What needs to be done: The lines to extract run from the first line of the material below to the line containing "Chart.register(...registerables);", both included; leave the pictures behind.

Collected data:

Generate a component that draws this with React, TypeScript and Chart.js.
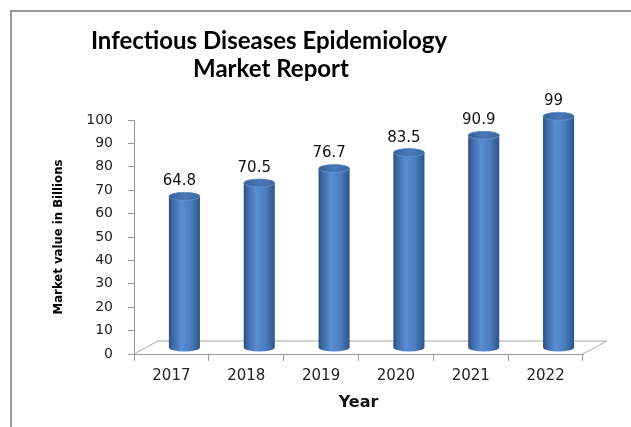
import React, { useEffect, useRef } from "react";
import { Chart, registerables } from "chart.js";

Chart.register(...registerables);

const categories = ["2017", "2018", "2019", "2020", "2021", "2022"];
const marketValues = [64.8, 70.5, 76.7, 83.5, 90.9, 99];
const titleLines = ["Infectious Diseases Epidemiology", "Market Report"];
const yTitle = "Market value in Billions";
const xTitle = "Year";

const DEPTH_X = 24;
const DEPTH_Y = -13;
const BAR_DX = 13;
const BAR_DY = -6;

const framePlugin = {
  id: "frame",
  beforeDraw(chart: any) {
    const ctx = chart.ctx;
    ctx.save();
    ctx.strokeStyle = "#9a9a9a";
    ctx.lineWidth = 2;
    ctx.beginPath();
    ctx.moveTo(11, chart.height);
    ctx.lineTo(11, 11);
    ctx.lineTo(chart.width, 11);
    ctx.stroke();
    // title
    ctx.fillStyle = "#000";
    ctx.font = "bold 24px Lato, 'Open Sans', sans-serif";
    ctx.textAlign = "center";
    ctx.textBaseline = "middle";
    ctx.fillText(titleLines[0], 269, 41);
    ctx.fillText(titleLines[1], 271, 69);
    ctx.restore();
  },
  beforeDatasetsDraw(chart: any) {
    const { ctx, chartArea } = chart;
    const { left, right, bottom } = chartArea;
    ctx.save();
    ctx.strokeStyle = "#a8a8a8";
    ctx.lineWidth = 1;
    ctx.beginPath();
    ctx.moveTo(left, bottom);
    ctx.lineTo(left + DEPTH_X, bottom + DEPTH_Y);
    ctx.lineTo(right + DEPTH_X, bottom + DEPTH_Y);
    ctx.lineTo(right, bottom);
    ctx.stroke();
    ctx.restore();
  },
  afterDatasetsDraw(chart: any) {
    const ctx = chart.ctx;
    const meta = chart.getDatasetMeta(0);
    const data = chart.data.datasets[0].data;
    ctx.save();
    meta.data.forEach((bar: any, i: number) => {
      const p = bar.getProps(["x", "y", "base", "width"], true);
      const cx = p.x + BAR_DX;
      const top = p.y + BAR_DY;
      const bottom = p.base + BAR_DY;
      const rx = p.width / 2;
      const ry = 4;
      const g = ctx.createLinearGradient(cx - rx, 0, cx + rx, 0);
      g.addColorStop(0, "#2b4e7e");
      g.addColorStop(0.12, "#3d68a6");
      g.addColorStop(0.4, "#5a8dd2");
      g.addColorStop(0.7, "#4b7dc0");
      g.addColorStop(1, "#2d5588");
      ctx.beginPath();
      ctx.moveTo(cx - rx, top);
      ctx.lineTo(cx - rx, bottom);
      ctx.ellipse(cx, bottom, rx, ry, 0, Math.PI, 0, true);
      ctx.lineTo(cx + rx, top);
      ctx.ellipse(cx, top, rx, ry, 0, 0, Math.PI, true);
      ctx.closePath();
      ctx.fillStyle = g;
      ctx.fill();
      // top cap
      const tg = ctx.createLinearGradient(cx - rx, 0, cx + rx, 0);
      tg.addColorStop(0, "#365f98");
      tg.addColorStop(0.5, "#4a79ba");
      tg.addColorStop(1, "#3a66a2");
      ctx.beginPath();
      ctx.ellipse(cx, top, rx, ry, 0, 0, Math.PI * 2);
      ctx.fillStyle = tg;
      ctx.fill();
      ctx.strokeStyle = "#6b93c9";
      ctx.lineWidth = 0.8;
      ctx.stroke();
      // label
      ctx.fillStyle = "#111";
      ctx.font = "15px 'DejaVu Sans', sans-serif";
      ctx.textAlign = "center";
      ctx.textBaseline = "middle";
      ctx.fillText(String(data[i]), p.x + 8, top - 15);
    });
    ctx.restore();
  },
};

export default function App() {
  const ref = useRef<HTMLCanvasElement | null>(null);
  useEffect(() => {
    if (!ref.current) return;
    const chart = new Chart(ref.current, {
      type: "bar",
      data: {
        labels: categories,
        datasets: [
          {
            data: marketValues,
            backgroundColor: "rgba(0,0,0,0)",
            borderWidth: 0,
            barPercentage: 1,
            categoryPercentage: 0.415,
          },
        ],
      },
      options: {
        animation: false,
        responsive: false,
        devicePixelRatio: 1,
        layout: { padding: { top: 120, right: 48, left: 0, bottom: 0 } },
        plugins: {
          legend: { display: false },
          tooltip: { enabled: false },
          title: { display: false },
        },
        scales: {
          x: {
            afterFit(scale: any) {
              scale.height = 73;
            },
            grid: {
              drawOnChartArea: false,
              tickLength: 7,
              color: "#999",
            },
            border: { color: "#999" },
            ticks: {
              color: "#222",
              padding: 6,
              font: { family: "'DejaVu Sans', sans-serif", size: 15 },
            },
            title: {
              display: true,
              text: xTitle,
              color: "#111",
              font: { family: "'DejaVu Sans', sans-serif", size: 16, weight: "bold" },
              padding: { top: 0, bottom: 15 },
            },
          },
          y: {
            min: 0,
            max: 100,
            afterFit(scale: any) {
              scale.width = 134;
            },
            grid: {
              drawOnChartArea: false,
              tickLength: 6,
              color: "#999",
            },
            border: { color: "#999" },
            ticks: {
              stepSize: 10,
              color: "#222",
              padding: 15,
              font: { family: "'DejaVu Sans', sans-serif", size: 14 },
            },
            title: {
              display: true,
              text: yTitle,
              color: "#000",
              font: {
                family: "'Liberation Sans Narrow', 'DejaVu Sans Condensed', sans-serif",
                size: 13,
                weight: "bold",
              },
              padding: { top: 51, bottom: 0 },
            },
          },
        },
      },
      plugins: [framePlugin],
    });
    return () => chart.destroy();
  }, []);
  return (
    <div style={{ position: "absolute", left: 0, top: 0, width: 631, height: 427, background: "#fff" }}>
      <canvas ref={ref} width={631} height={427} />
    </div>
  );
}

Task result:
Generate a component that draws this with React, TypeScript and Chart.js.
import React, { useEffect, useRef } from "react";
import { Chart, registerables } from "chart.js";

Chart.register(...registerables);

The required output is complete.